AIM: Extract, without alteration, each line from the start of the listing to the line bearing "const dataSets = [asia, northAmerica, europe, others];".

COLLECTED DATA:
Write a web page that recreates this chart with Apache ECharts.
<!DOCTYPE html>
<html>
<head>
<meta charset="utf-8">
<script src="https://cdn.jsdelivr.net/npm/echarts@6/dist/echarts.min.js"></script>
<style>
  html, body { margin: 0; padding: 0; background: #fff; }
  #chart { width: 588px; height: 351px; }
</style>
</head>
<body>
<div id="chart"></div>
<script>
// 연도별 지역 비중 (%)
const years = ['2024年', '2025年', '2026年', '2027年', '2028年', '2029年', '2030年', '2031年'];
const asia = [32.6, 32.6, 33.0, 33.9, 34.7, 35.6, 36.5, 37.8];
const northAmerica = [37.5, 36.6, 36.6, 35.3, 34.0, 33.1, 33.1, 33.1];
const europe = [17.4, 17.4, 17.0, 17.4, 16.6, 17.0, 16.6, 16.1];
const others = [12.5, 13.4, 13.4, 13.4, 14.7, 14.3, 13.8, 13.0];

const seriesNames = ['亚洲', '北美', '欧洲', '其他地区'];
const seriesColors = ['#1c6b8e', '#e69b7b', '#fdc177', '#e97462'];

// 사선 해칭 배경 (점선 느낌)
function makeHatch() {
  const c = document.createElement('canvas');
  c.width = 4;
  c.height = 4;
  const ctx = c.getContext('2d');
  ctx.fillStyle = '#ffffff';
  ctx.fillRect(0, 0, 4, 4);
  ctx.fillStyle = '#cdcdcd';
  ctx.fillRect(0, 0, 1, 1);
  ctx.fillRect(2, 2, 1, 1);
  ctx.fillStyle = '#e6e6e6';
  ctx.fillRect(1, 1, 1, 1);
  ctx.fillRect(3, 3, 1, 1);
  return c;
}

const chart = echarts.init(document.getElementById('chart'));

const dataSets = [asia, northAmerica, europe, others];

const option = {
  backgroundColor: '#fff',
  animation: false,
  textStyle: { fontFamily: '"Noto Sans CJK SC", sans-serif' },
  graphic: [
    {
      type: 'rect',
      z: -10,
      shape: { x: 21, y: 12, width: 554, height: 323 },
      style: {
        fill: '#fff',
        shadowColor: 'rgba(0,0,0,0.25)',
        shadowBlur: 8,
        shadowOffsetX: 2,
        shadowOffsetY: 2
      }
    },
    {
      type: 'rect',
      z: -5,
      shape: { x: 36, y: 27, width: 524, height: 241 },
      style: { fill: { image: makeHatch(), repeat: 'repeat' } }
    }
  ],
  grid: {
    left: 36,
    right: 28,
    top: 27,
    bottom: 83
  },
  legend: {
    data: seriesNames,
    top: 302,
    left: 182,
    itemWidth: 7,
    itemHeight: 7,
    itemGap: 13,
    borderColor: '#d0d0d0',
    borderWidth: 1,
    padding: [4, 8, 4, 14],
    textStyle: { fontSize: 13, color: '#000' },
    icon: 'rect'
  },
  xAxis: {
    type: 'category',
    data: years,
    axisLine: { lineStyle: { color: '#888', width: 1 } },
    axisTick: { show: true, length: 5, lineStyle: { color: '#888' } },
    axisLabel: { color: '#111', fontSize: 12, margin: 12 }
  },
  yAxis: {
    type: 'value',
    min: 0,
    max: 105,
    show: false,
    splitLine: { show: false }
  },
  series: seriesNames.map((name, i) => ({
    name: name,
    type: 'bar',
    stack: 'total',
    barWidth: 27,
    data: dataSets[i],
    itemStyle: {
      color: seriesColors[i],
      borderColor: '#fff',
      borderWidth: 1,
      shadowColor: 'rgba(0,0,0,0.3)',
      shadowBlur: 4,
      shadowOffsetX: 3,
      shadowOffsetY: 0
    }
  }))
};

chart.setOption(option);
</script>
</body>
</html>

FINISHED EXERCISE:
Write a web page that recreates this chart with Apache ECharts.
<!DOCTYPE html>
<html>
<head>
<meta charset="utf-8">
<script src="https://cdn.jsdelivr.net/npm/echarts@6/dist/echarts.min.js"></script>
<style>
  html, body { margin: 0; padding: 0; background: #fff; }
  #chart { width: 588px; height: 351px; }
</style>
</head>
<body>
<div id="chart"></div>
<script>
// 연도별 지역 비중 (%)
const years = ['2024年', '2025年', '2026年', '2027年', '2028年', '2029年', '2030年', '2031年'];
const asia = [32.6, 32.6, 33.0, 33.9, 34.7, 35.6, 36.5, 37.8];
const northAmerica = [37.5, 36.6, 36.6, 35.3, 34.0, 33.1, 33.1, 33.1];
const europe = [17.4, 17.4, 17.0, 17.4, 16.6, 17.0, 16.6, 16.1];
const others = [12.5, 13.4, 13.4, 13.4, 14.7, 14.3, 13.8, 13.0];

const seriesNames = ['亚洲', '北美', '欧洲', '其他地区'];
const seriesColors = ['#1c6b8e', '#e69b7b', '#fdc177', '#e97462'];

// 사선 해칭 배경 (점선 느낌)
function makeHatch() {
  const c = document.createElement('canvas');
  c.width = 4;
  c.height = 4;
  const ctx = c.getContext('2d');
  ctx.fillStyle = '#ffffff';
  ctx.fillRect(0, 0, 4, 4);
  ctx.fillStyle = '#cdcdcd';
  ctx.fillRect(0, 0, 1, 1);
  ctx.fillRect(2, 2, 1, 1);
  ctx.fillStyle = '#e6e6e6';
  ctx.fillRect(1, 1, 1, 1);
  ctx.fillRect(3, 3, 1, 1);
  return c;
}

const chart = echarts.init(document.getElementById('chart'));

const dataSets = [asia, northAmerica, europe, others];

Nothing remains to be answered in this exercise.